I proven a $\Omega(\log \log n)$ lower bound on $X$ in this pdf. I used a different terminology in the pdf: instead of having $2n$ balls, $n$ colored red, we have $2n$ bins, $n$ of which has ball inside.
Motivation
In the distributed systems settings, a rather common approach to guarantee that an algorithm is fault tolerant is by utilizing a bound on the number of possible failures. One of my supervisor's paper's algorithm works by utilizing a cheap algorithm that runs very fast if the number of failures is very small. To accommodate for larger number of failures, he decides to run this multiple times — if with high probability (at least $1 – 1/n$) one of these runs have very few errors, then this algorithm will be much faster than the previously known one. At the moment, the paper utilize the $O(\log n)$ upperbound, but we wondered whether this bound is optimal.

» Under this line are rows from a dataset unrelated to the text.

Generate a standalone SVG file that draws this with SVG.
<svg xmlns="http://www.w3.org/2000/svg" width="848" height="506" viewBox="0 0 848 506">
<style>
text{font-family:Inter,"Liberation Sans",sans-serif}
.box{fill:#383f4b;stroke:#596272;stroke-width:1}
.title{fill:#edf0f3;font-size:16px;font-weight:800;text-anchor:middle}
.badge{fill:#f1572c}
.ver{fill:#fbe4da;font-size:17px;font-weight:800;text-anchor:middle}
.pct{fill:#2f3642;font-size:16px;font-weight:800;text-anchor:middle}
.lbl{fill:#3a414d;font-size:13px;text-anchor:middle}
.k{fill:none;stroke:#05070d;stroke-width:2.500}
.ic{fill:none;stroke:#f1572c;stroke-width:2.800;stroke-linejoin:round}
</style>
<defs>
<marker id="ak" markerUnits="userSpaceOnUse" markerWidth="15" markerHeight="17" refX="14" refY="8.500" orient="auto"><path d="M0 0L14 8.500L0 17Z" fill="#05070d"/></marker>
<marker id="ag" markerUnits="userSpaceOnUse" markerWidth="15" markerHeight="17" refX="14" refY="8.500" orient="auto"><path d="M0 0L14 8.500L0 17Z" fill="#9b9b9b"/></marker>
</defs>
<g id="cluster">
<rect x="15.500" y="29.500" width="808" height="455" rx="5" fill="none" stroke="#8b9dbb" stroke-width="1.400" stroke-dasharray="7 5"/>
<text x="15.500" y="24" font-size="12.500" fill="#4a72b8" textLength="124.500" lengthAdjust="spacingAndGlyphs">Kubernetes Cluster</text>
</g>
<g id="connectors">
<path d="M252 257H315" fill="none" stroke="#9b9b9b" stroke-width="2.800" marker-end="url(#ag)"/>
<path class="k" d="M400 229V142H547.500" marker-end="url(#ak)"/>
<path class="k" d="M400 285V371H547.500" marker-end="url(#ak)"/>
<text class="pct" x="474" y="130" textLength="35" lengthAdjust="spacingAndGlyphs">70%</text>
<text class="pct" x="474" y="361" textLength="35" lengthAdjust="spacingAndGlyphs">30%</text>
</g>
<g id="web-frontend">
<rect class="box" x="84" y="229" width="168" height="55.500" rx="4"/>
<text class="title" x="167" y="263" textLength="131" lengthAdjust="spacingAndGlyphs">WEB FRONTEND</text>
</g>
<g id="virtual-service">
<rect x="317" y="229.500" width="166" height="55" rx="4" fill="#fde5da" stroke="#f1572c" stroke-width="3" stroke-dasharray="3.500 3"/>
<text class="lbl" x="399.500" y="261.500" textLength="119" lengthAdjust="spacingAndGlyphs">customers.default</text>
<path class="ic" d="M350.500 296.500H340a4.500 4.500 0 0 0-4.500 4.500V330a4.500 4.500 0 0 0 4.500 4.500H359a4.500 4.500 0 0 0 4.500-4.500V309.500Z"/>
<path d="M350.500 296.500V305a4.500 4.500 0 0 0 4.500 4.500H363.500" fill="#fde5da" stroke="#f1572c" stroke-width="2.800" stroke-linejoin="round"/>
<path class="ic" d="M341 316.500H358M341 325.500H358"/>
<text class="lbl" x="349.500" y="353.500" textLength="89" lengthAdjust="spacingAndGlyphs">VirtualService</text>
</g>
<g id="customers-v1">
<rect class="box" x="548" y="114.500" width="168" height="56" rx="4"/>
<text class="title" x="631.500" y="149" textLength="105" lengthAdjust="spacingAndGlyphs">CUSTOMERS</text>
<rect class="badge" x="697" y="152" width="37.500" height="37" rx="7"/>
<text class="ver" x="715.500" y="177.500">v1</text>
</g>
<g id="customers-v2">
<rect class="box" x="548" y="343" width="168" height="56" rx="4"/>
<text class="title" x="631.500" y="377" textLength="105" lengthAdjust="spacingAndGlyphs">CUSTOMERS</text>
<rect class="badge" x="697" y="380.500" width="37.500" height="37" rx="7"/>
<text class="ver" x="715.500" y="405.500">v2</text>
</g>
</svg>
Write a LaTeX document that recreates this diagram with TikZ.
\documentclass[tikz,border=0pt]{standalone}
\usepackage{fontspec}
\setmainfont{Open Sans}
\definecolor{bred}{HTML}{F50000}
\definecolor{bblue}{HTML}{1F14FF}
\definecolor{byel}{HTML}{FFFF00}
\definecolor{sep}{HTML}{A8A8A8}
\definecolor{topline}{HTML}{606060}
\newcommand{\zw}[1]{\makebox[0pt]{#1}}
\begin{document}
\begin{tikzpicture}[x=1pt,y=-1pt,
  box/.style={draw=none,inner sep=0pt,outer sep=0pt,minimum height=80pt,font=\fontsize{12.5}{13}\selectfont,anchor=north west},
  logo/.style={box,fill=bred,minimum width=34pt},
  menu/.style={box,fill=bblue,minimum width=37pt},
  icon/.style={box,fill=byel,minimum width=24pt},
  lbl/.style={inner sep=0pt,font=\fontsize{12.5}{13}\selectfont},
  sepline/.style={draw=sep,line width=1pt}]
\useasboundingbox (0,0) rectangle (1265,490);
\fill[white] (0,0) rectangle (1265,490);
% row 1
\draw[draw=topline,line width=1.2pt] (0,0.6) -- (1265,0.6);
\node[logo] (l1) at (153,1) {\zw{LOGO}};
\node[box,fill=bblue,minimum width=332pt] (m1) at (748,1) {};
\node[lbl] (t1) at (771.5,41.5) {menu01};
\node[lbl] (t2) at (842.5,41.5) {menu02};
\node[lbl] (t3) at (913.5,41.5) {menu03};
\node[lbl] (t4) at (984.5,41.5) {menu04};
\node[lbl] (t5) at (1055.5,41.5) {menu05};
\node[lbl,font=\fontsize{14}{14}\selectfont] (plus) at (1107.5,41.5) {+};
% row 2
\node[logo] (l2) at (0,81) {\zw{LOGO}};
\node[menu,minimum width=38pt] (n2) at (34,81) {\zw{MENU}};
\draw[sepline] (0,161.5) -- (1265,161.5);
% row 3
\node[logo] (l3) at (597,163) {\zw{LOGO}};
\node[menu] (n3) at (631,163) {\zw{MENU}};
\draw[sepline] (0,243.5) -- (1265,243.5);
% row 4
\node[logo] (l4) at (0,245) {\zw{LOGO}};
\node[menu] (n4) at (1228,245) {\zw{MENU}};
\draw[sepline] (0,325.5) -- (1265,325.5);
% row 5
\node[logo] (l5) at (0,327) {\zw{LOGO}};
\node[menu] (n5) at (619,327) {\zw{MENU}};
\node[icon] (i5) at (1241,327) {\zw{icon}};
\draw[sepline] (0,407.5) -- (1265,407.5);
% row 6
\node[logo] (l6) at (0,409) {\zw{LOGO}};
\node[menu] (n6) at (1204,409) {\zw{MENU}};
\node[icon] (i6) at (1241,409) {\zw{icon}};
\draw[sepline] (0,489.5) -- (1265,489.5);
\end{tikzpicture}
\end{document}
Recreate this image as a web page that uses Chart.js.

A very nice implication is that if a strategy with expectation lower than $O(\log n)$ is found for this game, then the algorithm's complexity in the paper will decrease correspondingly. However, I strongly believe that it is more probably to prove $\Omega(\log n)$ rather than $o(\log n)$.
Best Answer
Here is a sketch of an argument by my colleague Jim Roche of an $\Omega(\log n/\log \log n)$ lower bound. The basic idea is that Lucy chooses randomly between two strategies, one of which puts all the red balls early (thereby forcing Alice to open some number of the early boxes), and the other of which puts a lot of the red balls late (thereby forcing Alice to open some number of the late boxes).
Specifically, with probability 1/2, Lucy distributes the $n$ red balls randomly among the first $n(1 + 1/\log_2 n)$ boxes. With probability 1/2, she distributes $n/\log_2 n$ red balls randomly among the first $n(1 + 1/\log_2 n)$ boxes, and puts the remaining red balls at the very end. We now give a lower bound on how many boxes Alice expects to open under any randomized strategy that succeeds with probability at least $1-1/n$.
The argument that follows is slightly imprecise because it treats the probabilities that the boxes contain red balls as independent, whereas they are actually dependent since Lucy is constrained to paint exactly $n$ balls red. However, the error terms are negligible, and the argument is clearer if we ignore the dependencies.
For any constant $C$, define $P_C$ to be the probability that Alice chooses at most $(C\ln n)/\ln\log_2 n$ of the first $n(1+1/\log_2 n)$ boxes. Then we must have $${1\over n} \ge \Pr\{\hbox{Alice fails}\} \ge {P_C\over 2} \left({1\over\log_2 n} \right)^{(C\ln n)/\ln\log_2 n}, $$ so $$P_C \le {2\over n}\exp (C\ln n) = 2n^{C-1}. $$ In particular, for $C=1/2$, the probability that Alice chooses at most $(\ln n)/2\ln \log_2 n $ of the first $n(1+1/\log_2 n)$ boxes is at least $2/\sqrt n$. Therefore, with probability 1 as $n\to\infty$, Alice must examine at least $(\ln n)/ 2 \ln \log_2 n$ of the first $n(1+1/\log_2 n)$ boxes.
But remember that with probability 1/2, Lucy places only $n/\log_2 n$ red balls among the first $n(1+1/\log_2 n)$ boxes. If she does so, then the probability that Alice's first $(\ln n)/2 \ln \log_2 n$ looks uncovers a red ball is upper-bounded by the union bound $$\left({\ln n\over 2\ln\log_2 n}\right)\left({1\over \log_2 n}\right),$$ which approaches zero as $n\to\infty$. Therefore, with probability at least $1/2 -\epsilon$, Alice must examine at least $(1/2 - \epsilon)(\ln n)/\ln \log_2 n$ boxes. This establishes the $\Omega(\log n/\log \log n)$ bound.